Railway freight yard in Tyne and Wear, England

Tyne Yard (TY) is a railway yard in Birtley, England, on the East Coast Main Line, operated by Arriva TrainCare. The yard is the major freight yard of the North East, with the majority of rail freight movements in Tyne and Wear from around Great Britain passing through the yard.

==History==

Tyne marshalling yard was part of the 1955 modernisation plan by British Railways, and was opened up to traffic in 1963. Part of the southern end of the yard was built on the former railway station.

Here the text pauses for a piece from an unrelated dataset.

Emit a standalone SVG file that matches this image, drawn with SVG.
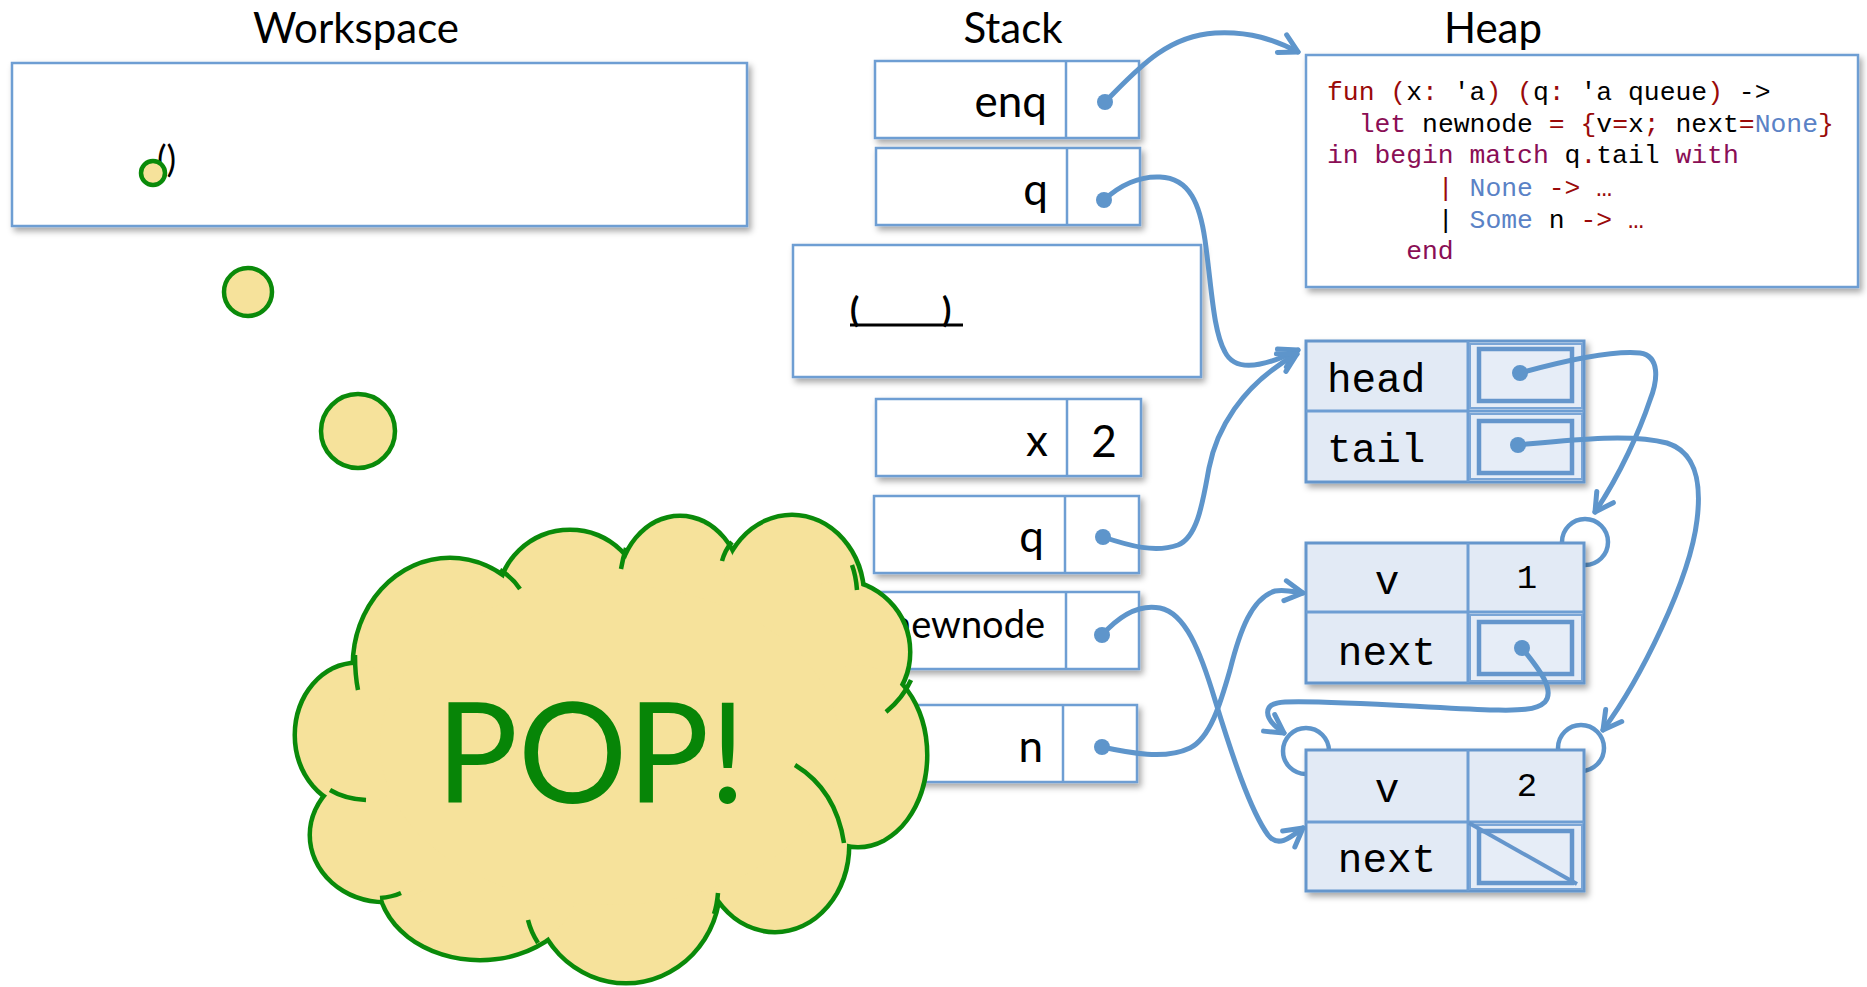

The yard is 4 mi south of Newcastle upon Tyne railway station, between Team Valley and the town of Birtley. It is visible from trains passing on the adjacent East Coast Main Line, with the yard located on the western side of the line. As of 2015, it is a major hub for the Network Rail High Output renewals programme. At least one High Output train is based here at any time. As of October 2016, there is a High Output Ballast Cleaner (HOBC) and Track Replacement System (TRS) serviced and maintained in the down primaries.

The yard has nine staging sidings, seven of which are under overhead lines, engineering sidings, carriage sidings, three departure roads, and the primaries which house the Network Rail centre and virtual quarry / spoil heap. The old signal box was demolished in 2015, the radio mast sometime before this.

There is a Freightliner train crew depot here which is for the signing on of Freightliner train crew based in Tyne Yard.

The yard also acts as a servicing point for railtours visiting the region, and the Smithy Lane road bridge over the northern end of the Yard is a popular location for railway photography.

The Angel of the North is visible from the yard and main line on the high ground to the east.

From 2019, the yard was used as a storage location for Class 800/801 Azuma units of LNER and also of Class 802 Paragon units of Hull Trains.

More recently, Grand Central uses Tyne Yard for light servicing to their Class 180 Adelante fleet that operate between Sunderland and London King’s Cross.